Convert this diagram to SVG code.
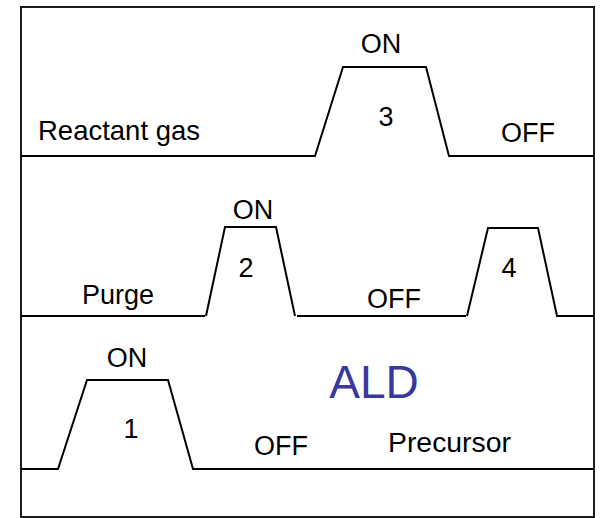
<svg xmlns="http://www.w3.org/2000/svg" width="600" height="518" viewBox="0 0 600 518">
  <style>
    .frame { fill: none; stroke: #1a1a1a; stroke-width: 2; }
    .wave { fill: none; stroke: #000; stroke-width: 2; stroke-linejoin: miter; }
    .lbl { font-family: "Liberation Sans", Arial, sans-serif; font-size: 27px; fill: #000; text-anchor: middle; }
    .start { text-anchor: start; }
    .title { font-family: "Liberation Sans", Arial, sans-serif; font-size: 46px; fill: #37379d; text-anchor: middle; }
  </style>
  <rect width="600" height="518" fill="#fff"/>

  <!-- outer frame -->
  <rect class="frame" x="21" y="7" width="573" height="510"/>

  <g id="connectors">
    <!-- reactant gas pulse (step 3) -->
    <polyline class="wave" points="21,156 315,156 343,67 426,67 449,156 594,156"/>
    <!-- purge pulses (steps 2 and 4) -->
    <polyline class="wave" points="21,316 205,316"/>
    <polyline class="wave" points="206,316 225,227 276,227 295,316"/>
    <polyline class="wave" points="297,316 466,316"/>
    <polyline class="wave" points="467,316 488,228 538,228 557,316 594,316"/>
    <!-- precursor pulse (step 1) -->
    <polyline class="wave" points="21,469 58,469 87,380 168,380 193,469 594,469"/>
  </g>

  <g id="reactant">
    <text class="lbl start" x="38" y="140" style="font-size:28px" textLength="162" lengthAdjust="spacingAndGlyphs">Reactant gas</text>
    <text class="lbl" x="381" y="53">ON</text>
    <text class="lbl" x="386" y="126">3</text>
    <text class="lbl" x="528" y="142">OFF</text>
  </g>

  <g id="purge">
    <text class="lbl" x="118" y="304">Purge</text>
    <text class="lbl" x="253" y="219">ON</text>
    <text class="lbl" x="246" y="277">2</text>
    <text class="lbl" x="394" y="308">OFF</text>
    <text class="lbl" x="509" y="277">4</text>
  </g>

  <g id="precursor">
    <text class="lbl" x="127" y="367">ON</text>
    <text class="lbl" x="131" y="438">1</text>
    <text class="lbl" x="281" y="455">OFF</text>
    <text class="lbl start" x="388" y="452" style="font-size:28px" textLength="123" lengthAdjust="spacingAndGlyphs">Precursor</text>
  </g>

  <g id="title">
    <text class="title" x="374" y="398">ALD</text>
  </g>
</svg>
------------
Each line of the material must be retyped exactly, except that images are omitted.

■ SOLUTION TO THIS TASK:
Convert this diagram to SVG code.
<svg xmlns="http://www.w3.org/2000/svg" width="600" height="518" viewBox="0 0 600 518">
  <style>
    .frame { fill: none; stroke: #1a1a1a; stroke-width: 2; }
    .wave { fill: none; stroke: #000; stroke-width: 2; stroke-linejoin: miter; }
    .lbl { font-family: "Liberation Sans", Arial, sans-serif; font-size: 27px; fill: #000; text-anchor: middle; }
    .start { text-anchor: start; }
    .title { font-family: "Liberation Sans", Arial, sans-serif; font-size: 46px; fill: #37379d; text-anchor: middle; }
  </style>
  <rect width="600" height="518" fill="#fff"/>

  <!-- outer frame -->
  <rect class="frame" x="21" y="7" width="573" height="510"/>

  <g id="connectors">
    <!-- reactant gas pulse (step 3) -->
    <polyline class="wave" points="21,156 315,156 343,67 426,67 449,156 594,156"/>
    <!-- purge pulses (steps 2 and 4) -->
    <polyline class="wave" points="21,316 205,316"/>
    <polyline class="wave" points="206,316 225,227 276,227 295,316"/>
    <polyline class="wave" points="297,316 466,316"/>
    <polyline class="wave" points="467,316 488,228 538,228 557,316 594,316"/>
    <!-- precursor pulse (step 1) -->
    <polyline class="wave" points="21,469 58,469 87,380 168,380 193,469 594,469"/>
  </g>

  <g id="reactant">
    <text class="lbl start" x="38" y="140" style="font-size:28px" textLength="162" lengthAdjust="spacingAndGlyphs">Reactant gas</text>
    <text class="lbl" x="381" y="53">ON</text>
    <text class="lbl" x="386" y="126">3</text>
    <text class="lbl" x="528" y="142">OFF</text>
  </g>

  <g id="purge">
    <text class="lbl" x="118" y="304">Purge</text>
    <text class="lbl" x="253" y="219">ON</text>
    <text class="lbl" x="246" y="277">2</text>
    <text class="lbl" x="394" y="308">OFF</text>
    <text class="lbl" x="509" y="277">4</text>
  </g>

  <g id="precursor">
    <text class="lbl" x="127" y="367">ON</text>
    <text class="lbl" x="131" y="438">1</text>
    <text class="lbl" x="281" y="455">OFF</text>
    <text class="lbl start" x="388" y="452" style="font-size:28px" textLength="123" lengthAdjust="spacingAndGlyphs">Precursor</text>
  </g>

  <g id="title">
    <text class="title" x="374" y="398">ALD</text>
  </g>
</svg>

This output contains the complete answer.